The advantage to that approach is that it's probably the cheapest and
"just works" to make your existing setup better with no additional
configuration. It probably gives good bang for the buck, since you can
get a 1ppm TCXO for a couple of bucks. Far better than the ~20ppm
range you could see with a crappy PC XO.
Or do you just want a local time source board that you can have NTP
bang on all the time to correct itself, hence the PCI bit? If that's
the case, I might do something different: a serial or parallel
accessable external clock that you can convince NTP to talk to
as a better frequency (but not time) source. Taking the OCXO 134
that you mentioned, building a divider to get it to 1PPS at RS232
voltages (or parallel voltages, even easier) is really easy.
On Sat, Feb 25, 2006 at 05:01:17PM -0800, Hal Murray scribed:
> I'm primarily interested in temperature stability. I want to make my PC keep
> good time rather than wander around when the box warms up because I started
> reading my mail.
> I've been thinking of something for a PCI card. I'm willing to cheat and
> leave the adjacent slot empty if the OCXO is a bit too tall. So 12V or 5V is
> more interesting than higher voltages. But I'm also generally curious and
> might do something else if I get a good idea that uses a different part.
> Is there some obvious inexpensive surplus/recycled part I should be looking
> EBay often has Isotemp OCXO134-10 at 10 MHz. Currently they are $75
> buy-it-now, none for auction. The data sheet is available at Isotemp's web
> site.
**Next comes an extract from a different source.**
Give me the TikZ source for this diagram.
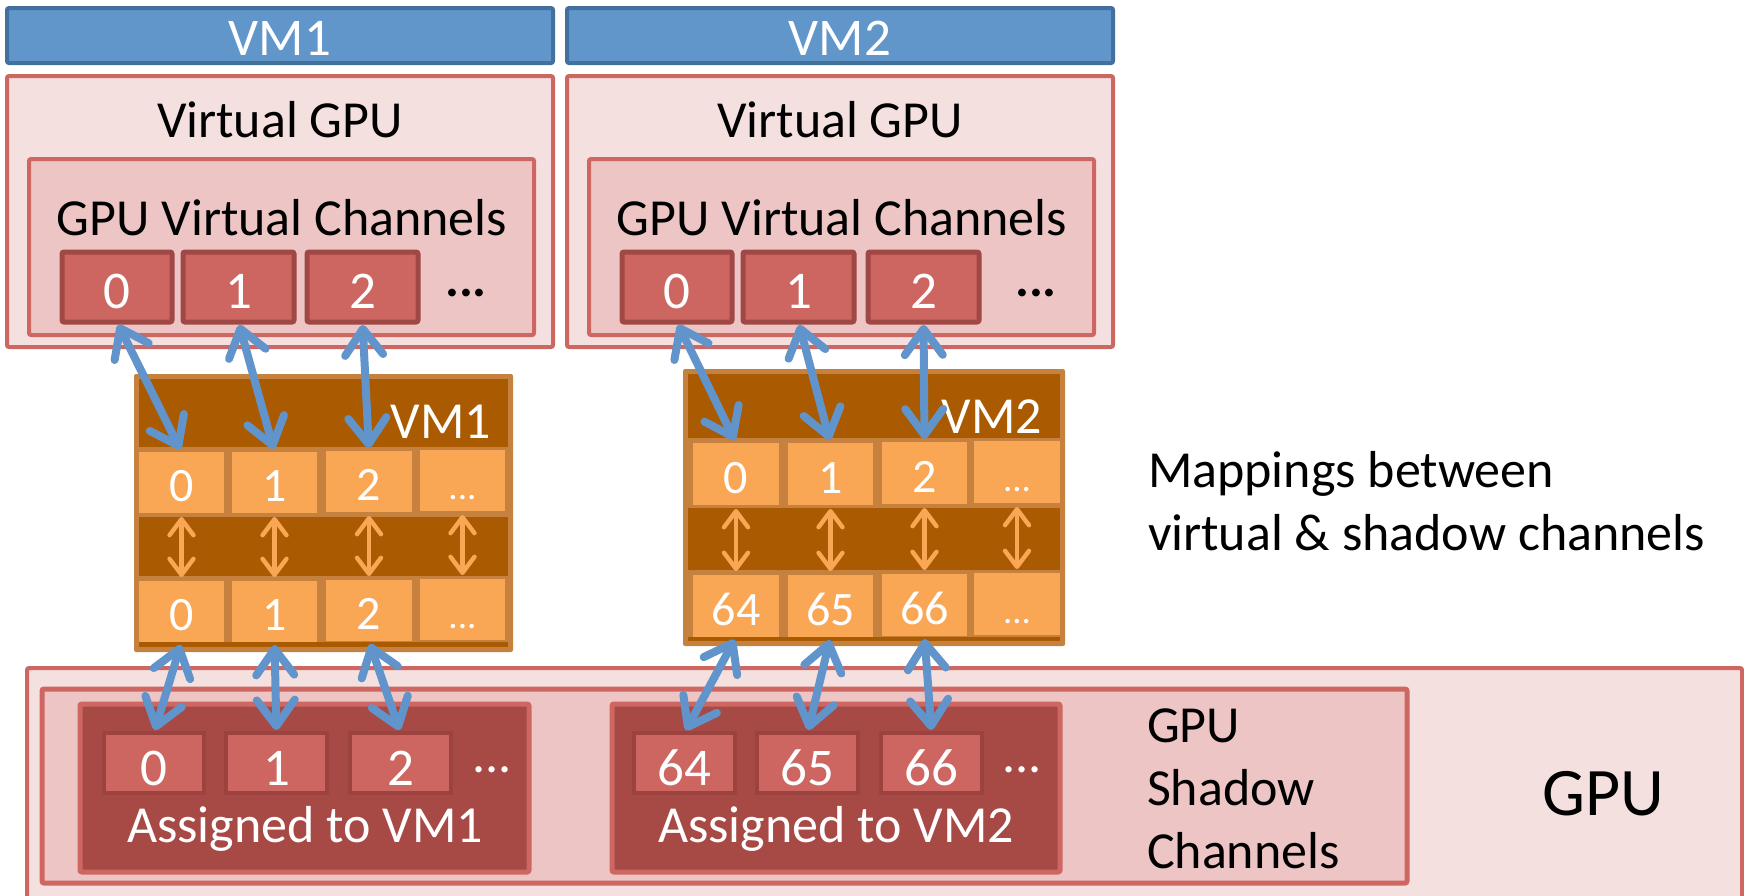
\documentclass[tikz,border=0pt]{standalone}
\usepackage{fontspec}
\setmainfont{Carlito}
\usetikzlibrary{arrows.meta}

\definecolor{vmfill}{RGB}{97,150,203}
\definecolor{vmline}{RGB}{66,113,158}
\definecolor{pinklight}{RGB}{244,224,223}
\definecolor{pinkmid}{RGB}{236,197,196}
\definecolor{redline}{RGB}{206,103,98}
\definecolor{chanfill}{RGB}{205,102,97}
\definecolor{chanline}{RGB}{160,72,68}
\definecolor{shadline}{RGB}{156,66,63}
\definecolor{assignfill}{RGB}{167,74,70}
\definecolor{mapdark}{RGB}{170,90,0}
\definecolor{mapmid}{RGB}{198,129,63}
\definecolor{maplight}{RGB}{249,166,85}
\definecolor{linkblue}{RGB}{96,148,202}

% rectangle node given by its corners: style, x1, y1, x2, y2, name, text
\newcommand\boxnode[7]{%
  \node[#1, minimum width={(#4-#2)*0.5pt}, minimum height={(#5-#3)*0.5pt}]
    (#6) at ({(#2+#4)/2},{(#3+#5)/2}) {#7};}

\tikzset{
  every node/.style={inner sep=0pt, outer sep=0pt},
  basebox/.style={rounded corners=1pt},
  vmbar/.style={basebox, draw=vmline, fill=vmfill, line width=2pt, text=white,
    font=\fontsize{26.5}{30}\selectfont, text height=19.5pt, text depth=0pt},
  vgpu/.style={basebox, draw=redline, fill=pinklight, line width=2pt},
  vchan/.style={basebox, draw=redline, fill=pinkmid, line width=2pt},
  chanbox/.style={basebox, draw=chanline, fill=chanfill, line width=2.5pt, text=white,
    font=\fontsize{26.5}{30}\selectfont, text height=21pt, text depth=0pt},
  mapouter/.style={basebox, fill=mapmid},
  mapcell/.style={fill=maplight, text=white,
    font=\fontsize{24}{28}\selectfont, text height=19pt, text depth=0pt},
  mapdots/.style={mapcell, font=\fontsize{18.5}{22}\selectfont},
  gpuouter/.style={basebox, draw=redline, fill=pinklight, line width=2pt},
  shadowbox/.style={basebox, draw=redline, fill=pinkmid, line width=2.5pt},
  assignbox/.style={basebox, draw=redline, fill=assignfill, line width=2.5pt},
  shadchan/.style={draw=shadline, fill=chanfill, line width=2pt, text=white,
    font=\fontsize{26.5}{30}\selectfont, text height=22pt, text depth=0pt},
  lbl/.style={anchor=base, font=\fontsize{26}{30}\selectfont},
  whitelbl/.style={lbl, text=white},
  sidelbl/.style={anchor=base west, font=\fontsize{26}{30}\selectfont},
  link/.style={draw=linkblue, line width=4pt, line cap=round,
    arrows={Straight Barb[round,length=13pt,width=19pt]-Straight Barb[round,length=13pt,width=19pt]},
    shorten <=1.5pt, shorten >=1.5pt},
  maplink/.style={draw=maplight, line width=2.2pt, line cap=round,
    arrows={Straight Barb[round,length=8pt,width=12pt]-Straight Barb[round,length=8pt,width=12pt]},
    shorten <=2pt, shorten >=2pt},
}

\begin{document}
\begin{tikzpicture}[x=0.5pt, y=-0.5pt]
\useasboundingbox (0,0) rectangle (1744,895);
\clip (0,0) rectangle (1744,895);

% ---------- virtual machines ----------
\boxnode{vmbar}{7}{8}{553}{63}{vmonebar}{VM1}
\boxnode{vmbar}{567}{8}{1113}{63}{vmtwobar}{VM2}

\boxnode{vgpu}{7}{76}{553}{347}{vgpuone}{}
\boxnode{vgpu}{567}{76}{1113}{347}{vgputwo}{}
\node[lbl] (vgpuonetxt) at (280,137) {Virtual GPU};
\node[lbl] (vgputwotxt) at (840,137) {Virtual GPU};

\boxnode{vchan}{29}{159}{534}{335}{vchone}{}
\boxnode{vchan}{589}{159}{1094}{335}{vchtwo}{}
\node[lbl] (vchonetxt) at (282,235) {GPU Virtual Channels};
\node[lbl] (vchtwotxt) at (842,235) {GPU Virtual Channels};

\boxnode{chanbox}{62}{252}{172}{322}{vc1a}{0}
\boxnode{chanbox}{183}{252}{294}{322}{vc1b}{1}
\boxnode{chanbox}{307}{252}{418}{322}{vc1c}{2}
\node[lbl, font=\bfseries\fontsize{26}{30}\selectfont] (vc1dots) at (466,296) {...};

\boxnode{chanbox}{622}{252}{732}{322}{vc2a}{0}
\boxnode{chanbox}{743}{252}{854}{322}{vc2b}{1}
\boxnode{chanbox}{868}{252}{979}{322}{vc2c}{2}
\node[lbl, font=\bfseries\fontsize{26}{30}\selectfont] (vc2dots) at (1036,296) {...};

% ---------- mapping tables ----------
\boxnode{mapouter}{134}{374}{513}{652}{mapone}{}
\fill[mapdark] (139,379) rectangle (508,447);
\fill[mapdark] (139,517) rectangle (508,576);
\fill[mapdark] (139,642) rectangle (508,647);
\boxnode{mapcell}{139}{452}{224}{513}{m1ta}{0}
\boxnode{mapcell}{232}{452}{317}{513}{m1tb}{1}
\boxnode{mapcell}{326}{451}{412}{512}{m1tc}{2}
\boxnode{mapdots}{420}{450}{505}{511}{m1td}{...}
\boxnode{mapcell}{139}{581}{224}{642}{m1ba}{0}
\boxnode{mapcell}{232}{581}{317}{642}{m1bb}{1}
\boxnode{mapcell}{326}{580}{412}{641}{m1bc}{2}
\boxnode{mapdots}{420}{579}{505}{640}{m1bd}{...}
\node[whitelbl, font=\fontsize{26}{30}\selectfont] (maponelbl) at (441,438) {VM1};

\boxnode{mapouter}{683}{369}{1065}{646}{maptwo}{}
\fill[mapdark] (688,374) rectangle (1060,438);
\fill[mapdark] (688,508) rectangle (1060,570);
\fill[mapdark] (688,637) rectangle (1060,641);
\boxnode{mapcell}{693}{443}{779}{505}{m2ta}{0}
\boxnode{mapcell}{788}{443}{873}{505}{m2tb}{1}
\boxnode{mapcell}{882}{442}{967}{504}{m2tc}{2}
\boxnode{mapdots}{974}{441}{1060}{503}{m2td}{...}
\boxnode{mapcell}{693}{575}{779}{637}{m2ba}{64}
\boxnode{mapcell}{788}{575}{873}{637}{m2bb}{65}
\boxnode{mapcell}{882}{574}{967}{636}{m2bc}{66}
\boxnode{mapdots}{974}{573}{1060}{635}{m2bd}{...}
\node[whitelbl, font=\fontsize{26}{30}\selectfont] (maptwolbl) at (992,433) {VM2};

\node[sidelbl] (mapnoteone) at (1148,487) {Mappings between};
\node[sidelbl] (mapnotetwo) at (1148,550) {virtual \& shadow channels};

% ---------- physical GPU ----------
\boxnode{gpuouter}{27}{668}{1742}{915}{gpu}{}
\boxnode{shadowbox}{42}{689}{1407}{883}{shadow}{}
\boxnode{assignbox}{80}{704}{529}{872}{asgone}{}
\boxnode{assignbox}{612}{704}{1060}{872}{asgtwo}{}

\boxnode{shadchan}{104}{733}{204}{793}{sc1a}{0}
\boxnode{shadchan}{226}{733}{327}{793}{sc1b}{1}
\boxnode{shadchan}{350}{733}{451}{793}{sc1c}{2}
\node[whitelbl] (sc1dots) at (492,772) {...};
\node[whitelbl] (asgonetxt) at (305,842) {Assigned to VM1};

\boxnode{shadchan}{634}{733}{735}{793}{sc2a}{64}
\boxnode{shadchan}{757}{733}{858}{793}{sc2b}{65}
\boxnode{shadchan}{881}{733}{982}{793}{sc2c}{66}
\node[whitelbl] (sc2dots) at (1022,772) {...};
\node[whitelbl] (asgtwotxt) at (836,842) {Assigned to VM2};

\node[sidelbl] (shadowtxta) at (1147,742) {GPU};
\node[sidelbl] (shadowtxtb) at (1147,805) {Shadow};
\node[sidelbl] (shadowtxtc) at (1147,868) {Channels};
\node[lbl, font=\fontsize{34}{40}\selectfont] (gputxt) at (1603,815) {GPU};

% ---------- connectors ----------
\draw[link] (vc1a.south) -- (m1ta.north);
\draw[link] (vc1b.south) -- (m1tb.north);
\draw[link] (vc1c.south) -- (m1tc.north);
\draw[link] (vc2a.south) -- (m2ta.north);
\draw[link] (vc2b.south) -- (m2tb.north);
\draw[link] (vc2c.south) -- (m2tc.north);

\draw[maplink] (m1ta.south) -- (m1ba.north);
\draw[maplink] (m1tb.south) -- (m1bb.north);
\draw[maplink] (m1tc.south) -- (m1bc.north);
\draw[maplink] (m1td.south) -- (m1bd.north);
\draw[maplink] (m2ta.south) -- (m2ba.north);
\draw[maplink] (m2tb.south) -- (m2bb.north);
\draw[maplink] (m2tc.south) -- (m2bc.north);
\draw[maplink] (m2td.south) -- (m2bd.north);

\draw[link] (m1ba.south) -- (sc1a.north);
\draw[link] (m1bb.south) -- (sc1b.north);
\draw[link] (m1bc.south) -- (sc1c.north);
\draw[link] (m2ba.south) -- (sc2a.north);
\draw[link] (m2bb.south) -- (sc2b.north);
\draw[link] (m2bc.south) -- (sc2c.north);
\end{tikzpicture}
\end{document}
It says 5ppb over -30C to +60C. (Anybody know what sort of shape that
> curve has?)
> I've also seen smaller 3 MHz units, currently buy-it-now at 4 for $25. I
> don't have data sheets. Description says 27V. I can read the part number
> off one of the pictures, but Isotemp doesn't have anything on their web site.
> Is anybody familiar with either of those?
> Any vendors known to be hobbyist friendly? I'm not in a hurry. I'd be
> willing to wait until their next batch if that saves significant $.
> Any sweet spots on the price/performance curve? I expect commercial units
> are more expensive than I want to pay for but I might do something a bit
> crazy if I get in the right mood.
> Digikey has a few small Conner-Winfield units at $100-$200.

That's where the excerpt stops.